Your objective: Return each line containing "LaTeX".
━━━━━ Supplied material
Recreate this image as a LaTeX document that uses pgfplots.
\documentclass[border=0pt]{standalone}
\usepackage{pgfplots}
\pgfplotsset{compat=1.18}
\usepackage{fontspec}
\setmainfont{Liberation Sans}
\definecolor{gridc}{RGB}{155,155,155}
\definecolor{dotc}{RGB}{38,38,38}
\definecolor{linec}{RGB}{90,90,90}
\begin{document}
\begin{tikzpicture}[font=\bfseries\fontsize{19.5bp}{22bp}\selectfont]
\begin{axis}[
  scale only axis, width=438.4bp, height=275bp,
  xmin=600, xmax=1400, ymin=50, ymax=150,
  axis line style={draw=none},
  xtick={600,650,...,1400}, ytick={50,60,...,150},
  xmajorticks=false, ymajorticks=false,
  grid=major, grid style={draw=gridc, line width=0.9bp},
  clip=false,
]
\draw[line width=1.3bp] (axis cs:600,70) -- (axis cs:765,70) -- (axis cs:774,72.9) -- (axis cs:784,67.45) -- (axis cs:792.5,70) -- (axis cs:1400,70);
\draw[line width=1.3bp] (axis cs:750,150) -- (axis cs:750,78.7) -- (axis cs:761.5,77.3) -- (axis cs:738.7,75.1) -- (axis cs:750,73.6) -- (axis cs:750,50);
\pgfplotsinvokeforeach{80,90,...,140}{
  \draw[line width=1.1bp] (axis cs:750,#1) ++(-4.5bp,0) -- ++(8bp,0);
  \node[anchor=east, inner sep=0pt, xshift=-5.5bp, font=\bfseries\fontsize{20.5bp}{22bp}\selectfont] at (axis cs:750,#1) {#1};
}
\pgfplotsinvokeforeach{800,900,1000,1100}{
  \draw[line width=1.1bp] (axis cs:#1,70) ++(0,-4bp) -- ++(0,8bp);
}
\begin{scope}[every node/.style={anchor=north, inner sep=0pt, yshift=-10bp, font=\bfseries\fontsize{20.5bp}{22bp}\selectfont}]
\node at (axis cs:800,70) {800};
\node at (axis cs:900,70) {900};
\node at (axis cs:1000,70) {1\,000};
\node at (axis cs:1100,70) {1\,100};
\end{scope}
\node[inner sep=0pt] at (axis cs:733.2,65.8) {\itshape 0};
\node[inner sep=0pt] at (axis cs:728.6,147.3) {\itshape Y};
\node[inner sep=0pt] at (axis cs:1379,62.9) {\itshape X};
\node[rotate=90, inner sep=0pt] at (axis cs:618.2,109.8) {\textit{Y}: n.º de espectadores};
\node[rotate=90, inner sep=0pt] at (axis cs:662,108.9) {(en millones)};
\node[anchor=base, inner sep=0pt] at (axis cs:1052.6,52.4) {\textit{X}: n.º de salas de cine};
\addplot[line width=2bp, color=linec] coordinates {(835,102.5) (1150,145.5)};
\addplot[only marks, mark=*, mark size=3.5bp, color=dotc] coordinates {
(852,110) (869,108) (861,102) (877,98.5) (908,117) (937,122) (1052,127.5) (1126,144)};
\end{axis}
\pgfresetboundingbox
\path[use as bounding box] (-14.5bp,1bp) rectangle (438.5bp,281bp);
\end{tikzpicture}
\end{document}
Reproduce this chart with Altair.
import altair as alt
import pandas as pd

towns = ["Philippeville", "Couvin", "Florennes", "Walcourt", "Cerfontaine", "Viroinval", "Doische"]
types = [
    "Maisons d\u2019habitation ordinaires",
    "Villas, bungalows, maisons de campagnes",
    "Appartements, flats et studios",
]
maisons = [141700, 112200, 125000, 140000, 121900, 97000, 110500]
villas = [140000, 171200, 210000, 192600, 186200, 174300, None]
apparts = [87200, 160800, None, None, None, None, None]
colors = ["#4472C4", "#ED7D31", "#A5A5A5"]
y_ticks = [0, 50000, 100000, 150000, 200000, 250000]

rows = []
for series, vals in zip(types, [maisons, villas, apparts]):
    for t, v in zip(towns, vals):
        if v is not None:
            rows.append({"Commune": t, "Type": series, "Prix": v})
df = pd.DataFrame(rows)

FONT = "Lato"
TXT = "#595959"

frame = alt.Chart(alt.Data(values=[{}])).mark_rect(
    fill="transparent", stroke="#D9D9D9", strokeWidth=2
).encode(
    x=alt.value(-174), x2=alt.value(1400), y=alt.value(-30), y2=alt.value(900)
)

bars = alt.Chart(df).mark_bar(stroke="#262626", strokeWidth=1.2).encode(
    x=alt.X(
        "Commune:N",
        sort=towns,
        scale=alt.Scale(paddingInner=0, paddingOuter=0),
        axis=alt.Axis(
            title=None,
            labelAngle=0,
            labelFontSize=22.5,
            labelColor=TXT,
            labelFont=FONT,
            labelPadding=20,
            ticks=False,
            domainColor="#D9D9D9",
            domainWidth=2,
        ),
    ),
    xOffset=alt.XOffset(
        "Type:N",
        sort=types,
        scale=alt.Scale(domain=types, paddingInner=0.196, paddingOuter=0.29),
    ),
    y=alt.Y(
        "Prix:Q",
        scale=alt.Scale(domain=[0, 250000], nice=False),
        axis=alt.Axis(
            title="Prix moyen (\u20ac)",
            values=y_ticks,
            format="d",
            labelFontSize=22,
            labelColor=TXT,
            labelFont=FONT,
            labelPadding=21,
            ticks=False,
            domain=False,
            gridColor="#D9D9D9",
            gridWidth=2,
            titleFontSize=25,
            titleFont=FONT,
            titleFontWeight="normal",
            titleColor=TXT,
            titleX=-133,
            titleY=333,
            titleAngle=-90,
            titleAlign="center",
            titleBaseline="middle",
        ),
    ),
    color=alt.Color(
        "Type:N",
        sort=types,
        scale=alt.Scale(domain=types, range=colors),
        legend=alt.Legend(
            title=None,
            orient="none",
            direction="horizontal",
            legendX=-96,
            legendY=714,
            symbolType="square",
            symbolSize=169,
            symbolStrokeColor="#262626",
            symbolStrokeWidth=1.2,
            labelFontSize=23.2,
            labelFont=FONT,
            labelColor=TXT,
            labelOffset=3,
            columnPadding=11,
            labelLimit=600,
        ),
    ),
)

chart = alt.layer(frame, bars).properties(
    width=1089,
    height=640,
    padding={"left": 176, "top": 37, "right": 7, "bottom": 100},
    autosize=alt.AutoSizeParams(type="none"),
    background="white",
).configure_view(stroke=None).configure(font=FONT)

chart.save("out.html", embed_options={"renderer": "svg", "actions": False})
━━━━━━━━━━
━━━━━ Supplied material
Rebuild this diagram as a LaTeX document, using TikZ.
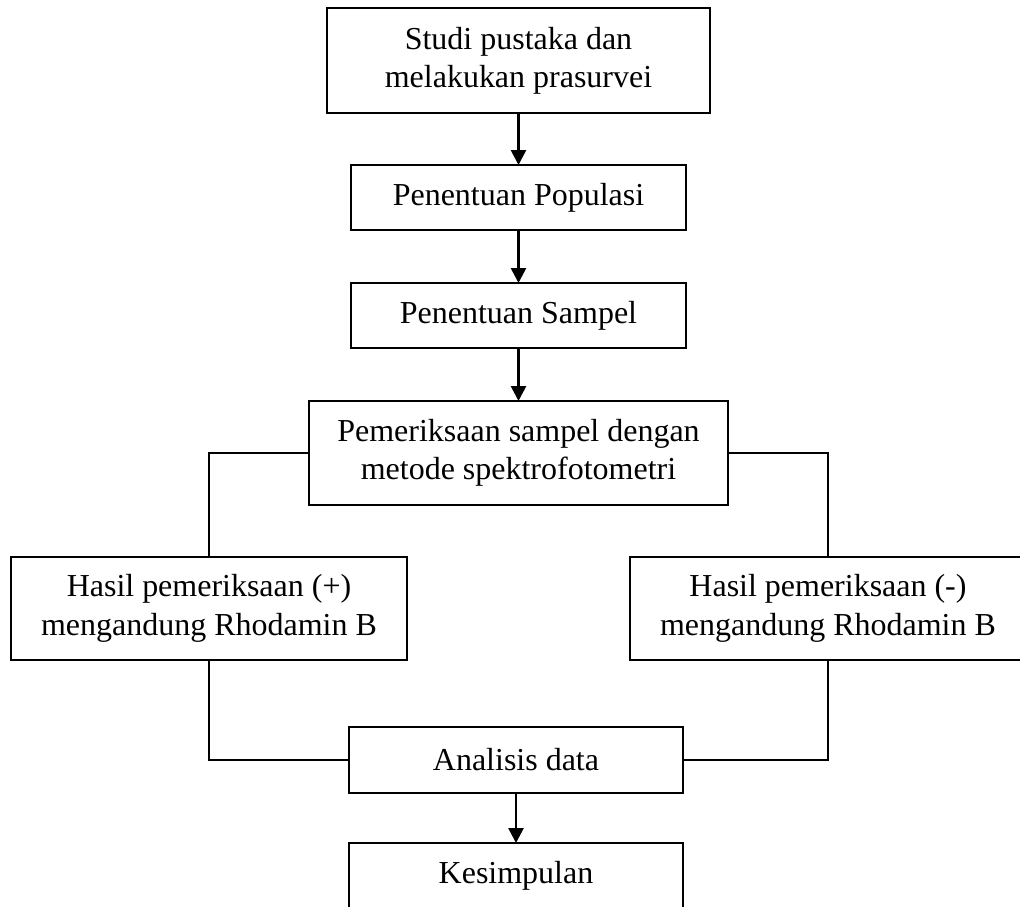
━━━━━━━━━━
Finished task:
Recreate this image as a LaTeX document that uses pgfplots.
Rebuild this diagram as a LaTeX document, using TikZ.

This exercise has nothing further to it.